Italian ryegrass samples from the three latest farms were potted up and sprayed with glyphosate by ADAS. A high risk of resistance was identified. Population offspring are now being tested to confirm resistance status.
It comes after the UK’s first three cases of glyphosate resistance were identified earlier this year. All three cases – in Kent, Gloucestershire and North Yorkshire – were in Italian ryegrass populations.
Findings
The Weed Resistance Action Group (WRAG) said these populations demonstrated significantly reduced control from appropriate doses of glyphosate. A fourth population in Essex showed decreased sensitivity.
After widespread publicity, 10 more samples of Italian ryegrass from eight further farms were identified for rapid screening – typically from situations where plants had survived earlier glyphosate treatment.
A high level of resistance was identified in samples from three of these farms. The resistance cases were from high-risk crop management situations – including where they had been no cultivation and/or very little soil disturbance.
WRAG said there were many reasons for poor control – and thorough investigation was essential to confirm causes.

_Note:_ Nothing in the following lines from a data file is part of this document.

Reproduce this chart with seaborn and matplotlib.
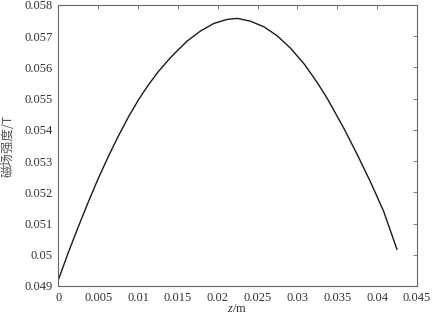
import matplotlib
matplotlib.use("Agg")
import matplotlib.pyplot as plt
import seaborn as sns
import pandas as pd

z_m = [0.0, 0.00123, 0.00249, 0.00374, 0.005, 0.00626, 0.00751, 0.00877,
       0.01003, 0.01128, 0.01254, 0.0138, 0.01449, 0.01617, 0.01784, 0.01951,
       0.02119, 0.02245, 0.02412, 0.02579, 0.02747, 0.02915, 0.0309, 0.03244,
       0.03375, 0.03584, 0.03746, 0.03913, 0.0408, 0.04249]
b_T = [0.04921, 0.05007, 0.05090, 0.05169, 0.05245, 0.05315, 0.05380, 0.05441,
       0.05496, 0.05544, 0.05587, 0.05624, 0.05643, 0.05685, 0.05717, 0.05741,
       0.05754, 0.05757, 0.05748, 0.05730, 0.05701, 0.05661, 0.05609, 0.05553,
       0.05500, 0.05404, 0.05323, 0.05235, 0.05140, 0.05017]

x_ticks = [0, 0.005, 0.01, 0.015, 0.02, 0.025, 0.03, 0.035, 0.04, 0.045]
x_tick_labels = ["0", "0.005", "0.01", "0.015", "0.02", "0.025", "0.03", "0.035", "0.04", "0.045"]
y_ticks = [0.049, 0.05, 0.051, 0.052, 0.053, 0.054, 0.055, 0.056, 0.057, 0.058]
y_tick_labels = ["0.049", "0.05", "0.051", "0.052", "0.053", "0.054", "0.055", "0.056", "0.057", "0.058"]

df = pd.DataFrame({"z": z_m, "B": b_T})

sns.set_style("white")
plt.rcParams['font.family'] = ['Liberation Serif', 'Noto Sans CJK SC']
plt.rcParams['mathtext.fontset'] = 'custom'
plt.rcParams['mathtext.rm'] = 'Liberation Serif'
plt.rcParams['mathtext.it'] = 'Liberation Serif:italic'

fig = plt.figure(figsize=(4.32, 3.17), dpi=100)
ax = fig.add_axes([58.5/432, 31/317, 358.5/432, 281/317])
sns.lineplot(data=df, x="z", y="B", ax=ax, color="#1a1a1a", linewidth=1.0)

ax.set_xlim(0, 0.045)
ax.set_ylim(0.049, 0.058)
ax.set_xticks(x_ticks)
ax.set_xticklabels(x_tick_labels)
ax.set_yticks(y_ticks)
ax.set_yticklabels(y_tick_labels)
for s in ax.spines.values():
    s.set_visible(True)
    s.set_color("#666666")
    s.set_linewidth(0.8)
ax.tick_params(direction="in", length=3, width=0.6, color="#666666",
               top=True, right=True, labelsize=9, labelcolor="#333333", pad=4)

ax.set_xlabel("")
ax.set_ylabel("")
fig.text(237/432, 1 - 309/317, r"$z$/m", ha="center", va="center", fontsize=9,
         color="#333333", family=['Liberation Serif'])
fig.text(8/432, 1 - 146/317, "磁场强度/T", ha="center", va="center", rotation=90,
         fontsize=9, color="#555555", family=['Noto Sans CJK SC', 'Liberation Serif'])
fig.savefig("out.png", dpi=100)
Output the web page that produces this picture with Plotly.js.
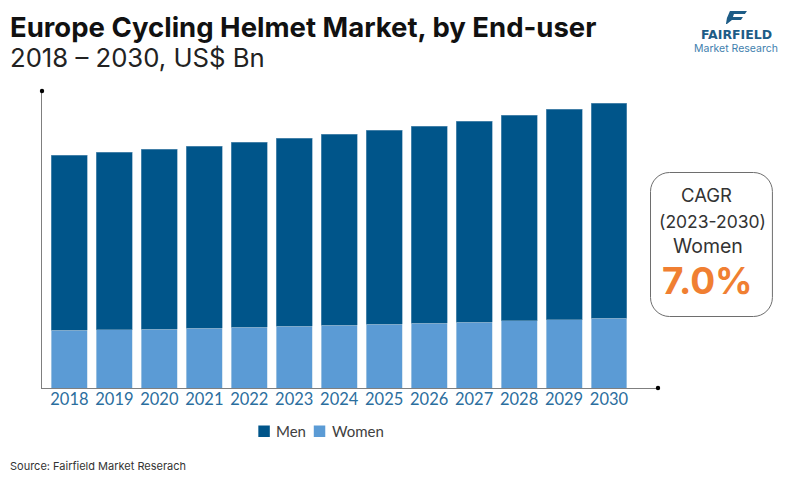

Vigilance and appropriate action could minimise the development of resistance in the field, it added.
Weed control
The situation is particularly concerning because there is no readily available alternative spray to glyphosate – and the agrochemical is the bedrock of weed control in regenerative and other zero tillage farming systems.
ADAS weed control expert John Cussans said growers employing low cultivation techniques should consider what else they could be doing to reduce reliance on glyphosate when faced with a resistance risk situation.
WRAG said all farmers and agronomists should remain vigilant. Growers should familiarise themselves with guidelines for minimising the risk of resistance spreading – including blowing down combines and other equipment.
“The independent nature of populations developing highlights the importance of on-farm hygiene,” it said, adding that Italian ryegrass seeds were often present alongside the ripe crop heads at harvest.
“To prevent spread, thoroughly clean combines and other equipment such as balers or cultivation machinery – and when possible keep all straw within the field – and definitely on farm,” said WRAG.
Further research
Bayer Crop Science, which manufactures the glyphosate-based herbicide Roundup, is funding ADAS to conduct a further year of focused testing to monitor the situation and evaluate any potential resistance.
Italian ryegrass populations will be screened next spring – assessing plants which survived glyphosate applications prior to drilling a spring crop – a high-risk situation.